Implications: Goodbye better deal. Only your existing lender can re-lend without re-qualifying you. You’ll be forced to renew with your current lender and take the rate and terms it gives you.
2) The HELOC Shuffle
The Scenario: You’ve got a home equity line of credit (HELOC) that lets you borrow 66 to 80 per cent of your home value. You want to: (a) change your HELOC to a new lender, (b) increase the borrowing limit, or (c) add a new mortgage portion to the HELOC.
Implications: Any such changes could cut back your 66 to 80 per cent LTV revolving credit line to the new maximum of 65 per cent. The Office of the Superintendent of Financial Institutions (OSFI) tells us: “Federally regulated financial institutions are expected to apply the 65 per cent HELOC limit to all new borrowers, irrespective of whether the borrower is purchasing a house (i.e., a new mortgage origination) or the borrower is switching.” It remains to be seen if provincial regulators will enforce this federal guideline. If not, this might not apply to credit unions.
3) Refinance Blues
The Scenario: You’ve got high-interest debt or home improvement costs that you want to roll into your mortgage. The problem is, doing so would require an insured mortgage greater than 80 per cent of your property value – which is prohibited as of July 9.
Implications: You’re stuck with: (a) a more costly cash-back mortgage up to 85 per cent of your property value, (b) an even costlier non-prime mortgage up to 85 per cent of your property value, or (c) a second mortgage from an alternative lender. In most cases, you’ll pay more than you do today to refinance to 85 per cent LTV.
4) The Cancelled Approval
The Scenario: You’ve got an existing mortgage commitment but you haven’t closed yet. You’ve been approved for a 30-year amortization with good credit but less than 20 per cent down. Before closing, the unexpected happens: your builder extends your closing date beyond your approval time frame, your income drops or you incur more debt.

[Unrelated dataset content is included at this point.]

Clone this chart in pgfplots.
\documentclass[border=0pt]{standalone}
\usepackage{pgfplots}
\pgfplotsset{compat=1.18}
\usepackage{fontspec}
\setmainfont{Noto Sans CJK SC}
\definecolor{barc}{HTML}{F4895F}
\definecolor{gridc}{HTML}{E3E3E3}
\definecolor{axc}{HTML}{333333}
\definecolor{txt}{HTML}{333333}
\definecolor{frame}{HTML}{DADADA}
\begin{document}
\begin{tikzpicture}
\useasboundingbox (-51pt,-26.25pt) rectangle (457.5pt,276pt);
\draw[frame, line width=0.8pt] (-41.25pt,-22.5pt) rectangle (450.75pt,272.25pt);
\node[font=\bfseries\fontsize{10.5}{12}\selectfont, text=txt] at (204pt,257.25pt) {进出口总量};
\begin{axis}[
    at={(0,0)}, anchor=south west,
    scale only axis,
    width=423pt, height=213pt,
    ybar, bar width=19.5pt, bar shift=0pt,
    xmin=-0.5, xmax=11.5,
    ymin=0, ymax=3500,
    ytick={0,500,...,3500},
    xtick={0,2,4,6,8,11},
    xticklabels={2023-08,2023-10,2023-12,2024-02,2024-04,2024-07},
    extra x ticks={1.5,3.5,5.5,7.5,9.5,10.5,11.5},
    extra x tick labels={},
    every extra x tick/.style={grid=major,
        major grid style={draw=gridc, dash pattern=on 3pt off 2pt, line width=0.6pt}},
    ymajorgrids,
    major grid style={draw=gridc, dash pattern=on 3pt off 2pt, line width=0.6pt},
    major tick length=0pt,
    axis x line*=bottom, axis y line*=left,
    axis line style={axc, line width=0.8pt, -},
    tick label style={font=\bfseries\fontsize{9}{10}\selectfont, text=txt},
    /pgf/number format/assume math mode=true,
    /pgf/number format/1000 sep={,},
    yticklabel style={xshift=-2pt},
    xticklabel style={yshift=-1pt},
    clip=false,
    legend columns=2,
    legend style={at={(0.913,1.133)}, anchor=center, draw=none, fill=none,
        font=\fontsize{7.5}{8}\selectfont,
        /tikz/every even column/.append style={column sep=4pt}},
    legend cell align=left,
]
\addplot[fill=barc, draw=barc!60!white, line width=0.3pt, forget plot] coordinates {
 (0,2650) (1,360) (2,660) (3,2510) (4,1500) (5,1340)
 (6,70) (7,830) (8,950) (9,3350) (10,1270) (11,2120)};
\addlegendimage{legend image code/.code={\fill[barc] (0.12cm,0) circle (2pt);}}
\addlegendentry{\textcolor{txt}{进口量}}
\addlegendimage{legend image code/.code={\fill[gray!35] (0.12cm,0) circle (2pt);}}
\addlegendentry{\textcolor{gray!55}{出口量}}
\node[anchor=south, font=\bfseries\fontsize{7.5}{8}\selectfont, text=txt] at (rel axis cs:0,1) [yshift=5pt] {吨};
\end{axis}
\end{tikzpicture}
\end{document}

Implications: Your lender may re-qualify you using the new rules. You could be forced to take a 25-year amortization and meet the stricter gross debt service (GDS) test of 39 per cent. If you’re pushing the limits, this could put your debt ratios above guidelines and void your current approval.
5) Stuck With a 5-Year Fixed
The Scenario: You’re up for renewal and you have 20 per cent or more equity. You want a variable rate or a 1– to 4-year fixed term. The problem is, your income drops and/or you’ve taken on some debt. Now you’re no longer able to afford payments at a 5-year posted rate.

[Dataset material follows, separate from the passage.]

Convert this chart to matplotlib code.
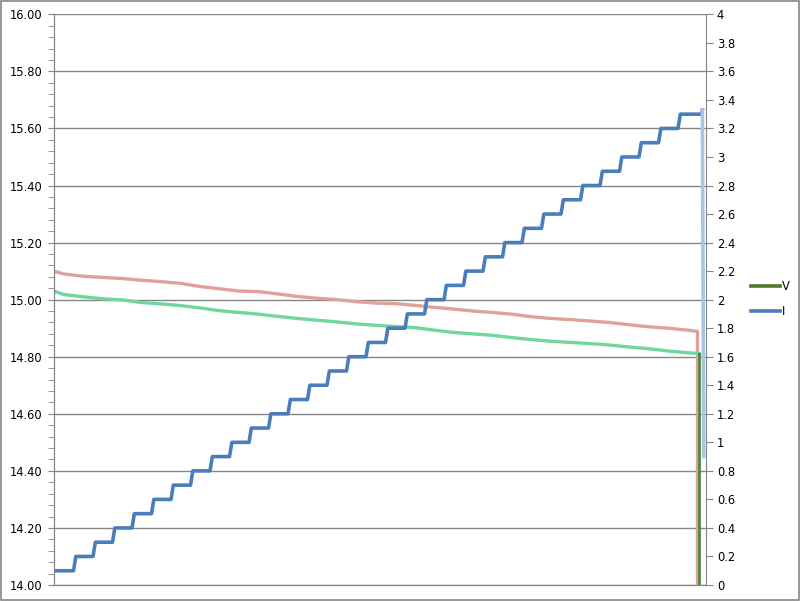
import matplotlib
matplotlib.use("Agg")
import matplotlib.pyplot as plt
from matplotlib.lines import Line2D
from matplotlib.patches import Rectangle
from matplotlib.ticker import MultipleLocator, FormatStrFormatter, FuncFormatter

# current steps (A), one level per step
current_levels = [0.1, 0.2, 0.3, 0.4, 0.5, 0.6, 0.7, 0.8, 0.9, 1.0, 1.1,
                  1.2, 1.3, 1.4, 1.5, 1.6, 1.7, 1.8, 1.9, 2.0, 2.1, 2.2,
                  2.3, 2.4, 2.5, 2.6, 2.7, 2.8, 2.9, 3.0, 3.1, 3.2, 3.3]
current_end = [3.3, 3.33, 0.9]
current_end_x = [33.2, 33.25, 33.32]

# voltage read at the middle of each step (V)
v_red = [15.090, 15.082, 15.078, 15.074, 15.068, 15.063, 15.057, 15.046,
         15.038, 15.030, 15.028, 15.020, 15.011, 15.005, 15.000, 14.993,
         14.988, 14.986, 14.980, 14.973, 14.967, 14.960, 14.955, 14.949,
         14.940, 14.934, 14.930, 14.925, 14.920, 14.912, 14.905, 14.900,
         14.893]
v_green = [15.018, 15.010, 15.003, 14.999, 14.990, 14.985, 14.979, 14.971,
           14.961, 14.955, 14.949, 14.941, 14.934, 14.928, 14.922, 14.915,
           14.910, 14.906, 14.902, 14.893, 14.885, 14.880, 14.875, 14.867,
           14.860, 14.854, 14.850, 14.846, 14.841, 14.834, 14.828, 14.820,
           14.814]
red_start, red_end = 15.100, 14.889
green_start, green_end = 15.030, 14.811
red_drop_x, green_drop_x = 33.0, 33.1
v_floor = 13.9

fig = plt.figure(figsize=(8, 6.01), dpi=100)
ax = fig.add_axes([54 / 800, 16 / 601, (705.7 - 54) / 800, (585 - 14.3) / 601])
ax2 = ax.twinx()

grid_c = "#868686"

# voltage lines
mids = [i + 0.5 for i in range(len(v_red))]
ax.plot([0] + mids + [red_drop_x, red_drop_x],
        [red_start] + v_red + [red_end, v_floor],
        color="#e0a19d", lw=2.4, solid_joinstyle="round")
ax.plot([0] + mids + [green_drop_x],
        [green_start] + v_green + [green_end],
        color="#72d49e", lw=2.4, solid_joinstyle="round")
ax.plot([green_drop_x, green_drop_x], [green_end, v_floor],
        color="#4f8a3c", lw=2.0)

# current steps
xs, ys = [], []
for i, lvl in enumerate(current_levels):
    xs += [i + 0.12 if i > 0 else 0, i + 1]
    ys += [lvl, lvl]
xs += current_end_x[:2]
ys += current_end[:2]
ax2.plot(xs, ys, color="#4a7ebb", lw=2.6, solid_joinstyle="round")
ax2.plot(current_end_x[1:], current_end[1:], color="#a9c4e5", lw=2.6)

ax.set_xlim(0, 33.42)
ax.set_ylim(14, 16)
ax2.set_ylim(0, 4)
ax.set_xticks([])

ax.yaxis.set_major_locator(MultipleLocator(0.2))
ax.yaxis.set_minor_locator(MultipleLocator(0.04))
ax.yaxis.set_major_formatter(FormatStrFormatter("%.2f"))
ax2.yaxis.set_major_locator(MultipleLocator(0.2))
ax2.yaxis.set_major_formatter(FuncFormatter(lambda v, p: f"{round(v, 1):g}"))

ax.grid(True, axis="y", which="major", color=grid_c, lw=1)
ax.set_axisbelow(True)
ax.tick_params(axis="y", which="both", direction="out", length=4,
               color=grid_c, labelsize=8.3, pad=4, labelcolor="black")
ax2.tick_params(axis="y", direction="out", length=5, color=grid_c,
                labelsize=8.3, pad=3, labelcolor="black")

for a in (ax, ax2):
    a.spines["top"].set_visible(False)
    for s in ("left", "right", "bottom"):
        a.spines[s].set_color(grid_c)
ax.spines["right"].set_visible(False)

handles = [Line2D([], [], color="#4f7a28", lw=2.6),
           Line2D([], [], color="#4a7ebb", lw=2.6)]
fig.legend(handles, ["V", "I"], loc="center left",
           bbox_to_anchor=(741 / 800, 1 - 299 / 601), frameon=False,
           fontsize=8.3, handlelength=2.5, handletextpad=0.15, labelspacing=1.0)

fig.patches.append(Rectangle((0.0015, 0.002), 0.997, 0.996,
                             transform=fig.transFigure, fill=False,
                             edgecolor=grid_c, lw=1.2))

fig.savefig("out.png", dpi=100)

(The 5-year posted rate is becoming the mandatory “qualification rate” for all uninsured borrowers with a variable rate or 1– to 4-year fixed term. Even if your actual rate is 2.00 per cent, you’ll have to prove your ability to pay the posted rate, which is 5.24 per cent as of today.)
Implications: You could be forced into a 5-year fixed because it’s the only term you qualify for. Reason being, the government allows lenders to “test” a borrower’s payment ability at his/her actual rate if the term is fixed at five years or more. Note: As with new HELOC rules, it’s not confirmed that provincial regulators will enforce this federal guideline.
6) The Home Upgrade
The Scenario: You’ve already got a mortgage, but you want to increase it to purchase a new home. You have less than 20 per cent equity.
Implications: You will need to meet the new stricter rules on your entire mortgage, even on your existing portion. That means your amortization will be capped at 25 years, your housing expenses will need to be under 39 per cent of gross income, and your purchase price will need to be under $1-million.
You’ll notice that in most of these scenarios, marginal borrowers are being restricted. From a risk standpoint, that is a good thing.
In a few cases, like with the HELOC and long-term amortization scenarios, borrowers who wish to keep their old flexible terms will be handcuffed to their existing lenders. Lenders know they can’t leave and may use that as leverage to charge higher rates.